Sailors with a growth mindset don’t take results personally. They don’t care about shame or embarrassment: They care only about using their mistakes as an opportunity to learn and improve.

I help derig a few boats, peel out of my drysuit, and sulk out the back door of the club without saying goodbye to anyone. During the 20-minute drive home, my mind is racing, processing, replaying the highlight reel in my head, trying to pinpoint what went wrong and where. What the hell was my problem? It continues when I get home: I vent over dinner with my wife. I stand in the hot shower cursing myself again. Even reading in bed fails me; I can’t stop thinking about how terribly I sailed.

The next morning, I open my laptop at the office, and coincidentally the file on screen I’d been working on is Jonathan McKee’s column, “Success Through Failure,” in this issue (page 48). I wish I’d read it before I sulked out of the club. “In sailboat racing, we fail all the time,” he writes. “Even top racers are consistently making mistakes large and small—take it from me. A growing body of research into learning and brain plasticity suggests that the manner in which a person processes mistakes and failure will impact their growth and future performance.”

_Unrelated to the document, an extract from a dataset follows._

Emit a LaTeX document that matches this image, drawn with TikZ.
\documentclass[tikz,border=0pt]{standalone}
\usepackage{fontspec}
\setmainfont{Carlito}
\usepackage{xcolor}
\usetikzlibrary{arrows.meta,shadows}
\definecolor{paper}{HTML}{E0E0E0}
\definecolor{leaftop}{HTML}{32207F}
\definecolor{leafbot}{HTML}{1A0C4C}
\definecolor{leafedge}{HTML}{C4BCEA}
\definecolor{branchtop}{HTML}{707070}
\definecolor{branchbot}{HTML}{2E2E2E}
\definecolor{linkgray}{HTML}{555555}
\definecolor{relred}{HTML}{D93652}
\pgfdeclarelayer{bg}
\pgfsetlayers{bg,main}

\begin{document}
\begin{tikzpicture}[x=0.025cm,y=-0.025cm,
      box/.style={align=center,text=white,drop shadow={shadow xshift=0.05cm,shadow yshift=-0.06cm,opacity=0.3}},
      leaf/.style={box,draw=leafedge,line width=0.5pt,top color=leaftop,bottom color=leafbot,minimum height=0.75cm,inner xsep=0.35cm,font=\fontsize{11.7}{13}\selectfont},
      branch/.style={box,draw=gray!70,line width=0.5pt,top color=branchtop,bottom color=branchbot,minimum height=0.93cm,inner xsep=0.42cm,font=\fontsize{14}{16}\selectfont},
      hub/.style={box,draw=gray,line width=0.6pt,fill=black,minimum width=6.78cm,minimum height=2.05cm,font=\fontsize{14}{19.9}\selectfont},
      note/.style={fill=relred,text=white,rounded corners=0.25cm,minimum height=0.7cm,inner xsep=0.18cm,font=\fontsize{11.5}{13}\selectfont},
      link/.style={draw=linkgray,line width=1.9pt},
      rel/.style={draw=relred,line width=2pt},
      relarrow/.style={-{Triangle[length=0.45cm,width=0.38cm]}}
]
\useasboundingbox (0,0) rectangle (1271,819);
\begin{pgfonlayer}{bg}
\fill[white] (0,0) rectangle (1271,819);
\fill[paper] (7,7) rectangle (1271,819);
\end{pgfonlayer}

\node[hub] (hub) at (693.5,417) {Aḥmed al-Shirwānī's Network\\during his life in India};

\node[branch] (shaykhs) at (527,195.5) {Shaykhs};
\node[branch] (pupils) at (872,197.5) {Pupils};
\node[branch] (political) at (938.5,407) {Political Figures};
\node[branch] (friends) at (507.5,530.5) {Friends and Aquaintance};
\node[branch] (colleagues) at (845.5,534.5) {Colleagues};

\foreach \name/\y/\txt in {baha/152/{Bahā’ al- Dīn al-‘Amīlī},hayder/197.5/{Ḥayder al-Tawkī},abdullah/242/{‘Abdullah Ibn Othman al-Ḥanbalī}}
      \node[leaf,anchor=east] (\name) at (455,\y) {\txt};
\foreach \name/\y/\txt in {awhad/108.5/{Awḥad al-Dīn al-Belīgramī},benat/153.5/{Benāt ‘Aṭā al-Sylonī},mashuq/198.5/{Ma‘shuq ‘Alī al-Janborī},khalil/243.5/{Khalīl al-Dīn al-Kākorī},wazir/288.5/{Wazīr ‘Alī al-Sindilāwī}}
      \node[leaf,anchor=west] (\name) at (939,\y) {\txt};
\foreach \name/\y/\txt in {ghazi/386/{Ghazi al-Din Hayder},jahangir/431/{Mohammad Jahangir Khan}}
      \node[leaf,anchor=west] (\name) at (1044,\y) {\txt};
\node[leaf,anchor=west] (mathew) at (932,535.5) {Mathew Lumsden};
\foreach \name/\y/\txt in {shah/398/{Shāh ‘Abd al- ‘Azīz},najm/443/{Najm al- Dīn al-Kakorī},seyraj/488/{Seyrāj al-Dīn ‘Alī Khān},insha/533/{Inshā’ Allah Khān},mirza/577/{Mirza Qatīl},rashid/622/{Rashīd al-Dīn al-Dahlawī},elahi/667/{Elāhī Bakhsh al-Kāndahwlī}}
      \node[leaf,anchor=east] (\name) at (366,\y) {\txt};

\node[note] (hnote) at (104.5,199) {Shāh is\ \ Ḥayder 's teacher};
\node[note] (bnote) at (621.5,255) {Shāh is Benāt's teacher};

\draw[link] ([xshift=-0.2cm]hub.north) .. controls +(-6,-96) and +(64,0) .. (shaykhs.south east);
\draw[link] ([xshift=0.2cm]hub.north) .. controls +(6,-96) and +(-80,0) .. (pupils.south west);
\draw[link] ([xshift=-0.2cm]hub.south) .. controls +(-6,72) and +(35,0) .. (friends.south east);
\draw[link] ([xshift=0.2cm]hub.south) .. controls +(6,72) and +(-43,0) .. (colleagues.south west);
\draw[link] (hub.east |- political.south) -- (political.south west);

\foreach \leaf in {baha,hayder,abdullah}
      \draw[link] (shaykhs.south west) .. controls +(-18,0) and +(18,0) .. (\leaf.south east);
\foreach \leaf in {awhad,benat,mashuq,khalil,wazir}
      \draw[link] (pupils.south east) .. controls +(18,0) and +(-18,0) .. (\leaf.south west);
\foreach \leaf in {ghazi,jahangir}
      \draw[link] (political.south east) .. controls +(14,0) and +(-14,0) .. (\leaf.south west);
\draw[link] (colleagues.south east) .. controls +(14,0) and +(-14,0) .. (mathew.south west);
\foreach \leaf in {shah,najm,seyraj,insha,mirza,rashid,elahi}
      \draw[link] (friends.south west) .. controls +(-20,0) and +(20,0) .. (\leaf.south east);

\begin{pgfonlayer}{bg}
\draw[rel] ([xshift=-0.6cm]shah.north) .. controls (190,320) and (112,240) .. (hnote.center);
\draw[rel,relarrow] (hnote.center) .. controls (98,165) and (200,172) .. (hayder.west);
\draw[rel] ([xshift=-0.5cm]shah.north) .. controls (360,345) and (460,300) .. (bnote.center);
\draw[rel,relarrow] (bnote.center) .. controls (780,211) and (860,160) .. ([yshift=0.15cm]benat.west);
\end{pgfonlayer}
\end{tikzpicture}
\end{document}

In his column, he applies his understanding of the emerging study of the “growth mindset,” where we take failure personally, and feel shame and embarrassment when we make a mistake. He could say I’m a textbook example of a “fixed mindset.” All I can think about is the outcome. Sailors with a growth mindset, on the other hand, don’t take results personally. They don’t care about shame or embarrassment: They care only about using their mistakes as an opportunity to learn and improve.

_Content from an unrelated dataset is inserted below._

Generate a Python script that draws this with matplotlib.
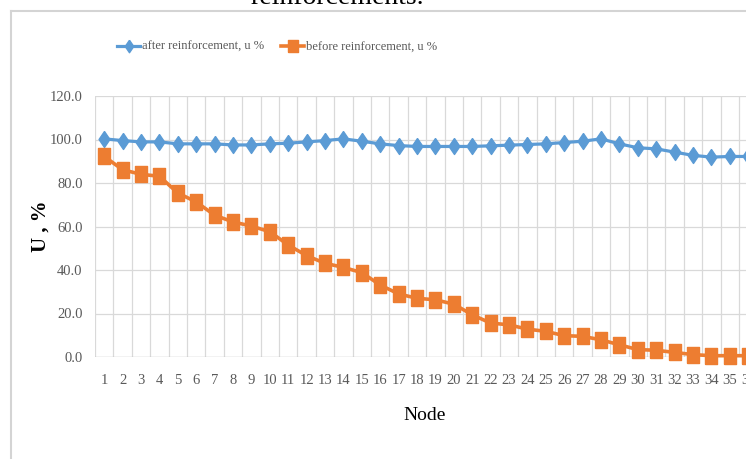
import matplotlib
matplotlib.use("Agg")
import matplotlib.pyplot as plt
from matplotlib.lines import Line2D
import numpy as np

nodes = list(range(1, 37))
after = [100.3, 99.5, 98.9, 98.9, 98.0, 98.0, 98.0, 97.5, 97.5, 98.0, 98.3, 98.9,
         99.5, 100.3, 99.2, 98.0, 97.2, 96.8, 96.8, 96.8, 96.8, 97.1, 97.4, 97.7,
         98.0, 98.6, 99.2, 100.3, 98.0, 96.2, 95.7, 94.2, 92.7, 91.9, 92.2, 92.2]
before = [92.2, 86.1, 84.0, 83.1, 75.4, 71.3, 65.2, 62.1, 60.2, 57.6, 51.5, 46.6,
          43.1, 41.2, 38.8, 33.1, 29.0, 27.0, 26.3, 24.3, 19.4, 15.6, 14.8, 12.8,
          11.8, 9.8, 9.5, 7.9, 5.6, 3.4, 3.1, 2.1, 1.1, 0.6, 0.6, 0.6]
y_ticks = [0, 20, 40, 60, 80, 100, 120]
series_names = ["after reinforcement, u %", "before reinforcement, u %"]

BLUE = "#5B9BD5"
ORANGE = "#ED7D31"
GRID = "#D9D9D9"
TXT = "#595959"
SERIF = ["Liberation Serif", "DejaVu Serif"]

W, H = 746, 459
fig = plt.figure(figsize=(W / 100, H / 100), dpi=100)

# axes placement (pixels -> fractions); plot runs past the right edge
left_px, right_px, top_px, bot_px = 95, 95 + 36 * 18.4, 96, 357
ax = fig.add_axes([left_px / W, 1 - bot_px / H, (right_px - left_px) / W, (bot_px - top_px) / H])

diamond = [(0, 1), (0.68, 0), (0, -1), (-0.68, 0), (0, 1)]
rect = [(-0.4, -0.5), (0.4, -0.5), (0.4, 0.5), (-0.4, 0.5), (-0.4, -0.5)]

ax.plot(nodes, after, color=BLUE, lw=2.3, marker=diamond, markersize=11.5,
        markerfacecolor=BLUE, markeredgecolor=BLUE, clip_on=False, zorder=3,
        label=series_names[0])
ax.plot(nodes, before, color=ORANGE, lw=2.6, marker=rect, markersize=11.3,
        markerfacecolor=ORANGE, markeredgecolor=ORANGE, clip_on=False, zorder=4,
        label=series_names[1])

ax.set_xlim(0.5, 36.5)
ax.set_ylim(0, 120)
ax.set_yticks(y_ticks)
ax.set_yticklabels([f"{v:.1f}" for v in y_ticks])
ax.set_xticks(nodes)
ax.set_xticklabels([str(n) for n in nodes])

# gridlines
for v in y_ticks[1:]:
    ax.axhline(v, color=GRID, lw=0.9, zorder=1)
for b in np.arange(0.5, 37.0, 1.0):
    ax.axvline(b, color=GRID, lw=0.9, zorder=1)
ax.axhline(0, color="#BFBFBF", lw=1.0, zorder=2)

for s in ax.spines.values():
    s.set_visible(False)
ax.tick_params(axis="both", length=0)
ax.tick_params(axis="y", pad=9)
ax.tick_params(axis="x", pad=12)
for lab in ax.get_yticklabels() + ax.get_xticklabels():
    lab.set_fontfamily(SERIF)
    lab.set_fontsize(10.5)
    lab.set_color(TXT)

ax.set_xlabel("Node", fontfamily=SERIF, fontsize=14, color="black", labelpad=14)
ax.set_ylabel("U , %", fontfamily=SERIF, fontsize=15, fontweight="bold",
              color="black", labelpad=8)
ax.xaxis.set_label_coords((425 - left_px) / (right_px - left_px), -(415 - bot_px) / (bot_px - top_px))
ax.yaxis.set_label_coords(-(left_px - 41) / (right_px - left_px), 0.5)
ax.xaxis.label.set_va("center")
ax.yaxis.label.set_va("center")

# legend
leg = fig.legend(loc="center", bbox_to_anchor=(277 / W, 1 - 47 / H), ncol=2,
                 frameon=False, prop={"family": SERIF, "size": 9},
                 handlelength=1.9, handletextpad=0.15, columnspacing=1.3,
                 labelcolor=TXT)
for h in leg.legend_handles:
    h.set_markersize(9)

# chart frame (light gray border)
fig.add_artist(Line2D([10.5 / W, 1], [1 - 10.5 / H, 1 - 10.5 / H], color="#D4D4D4", lw=1.5,
                      transform=fig.transFigure))
fig.add_artist(Line2D([10.5 / W, 10.5 / W], [0, 1 - 10.5 / H], color="#D4D4D4", lw=1.5,
                      transform=fig.transFigure))

# cut-off caption text at the top
fig.text(337 / W, 1 - 4 / H, "reinforcements.", fontfamily=SERIF, fontsize=20,
         color="black", ha="center", va="baseline")

fig.savefig("out.png", dpi=100)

McKee’s words are like honey in my bitter morning tea. They don’t erase the scores that have caused me to tumble down the standings, but they do help me correct my course, change my attitude and dive deeper into understanding what should motivate me every Sunday morning when I show up for frostbite sailing. This is true in life as well: I need to embrace this growth mindset, shift my tunnel vision away from my results and my reputation, and focus instead on the more fruitful process of improving, of accepting my failures simply as headers: Recognize them, tack on them, and enjoy the lifts.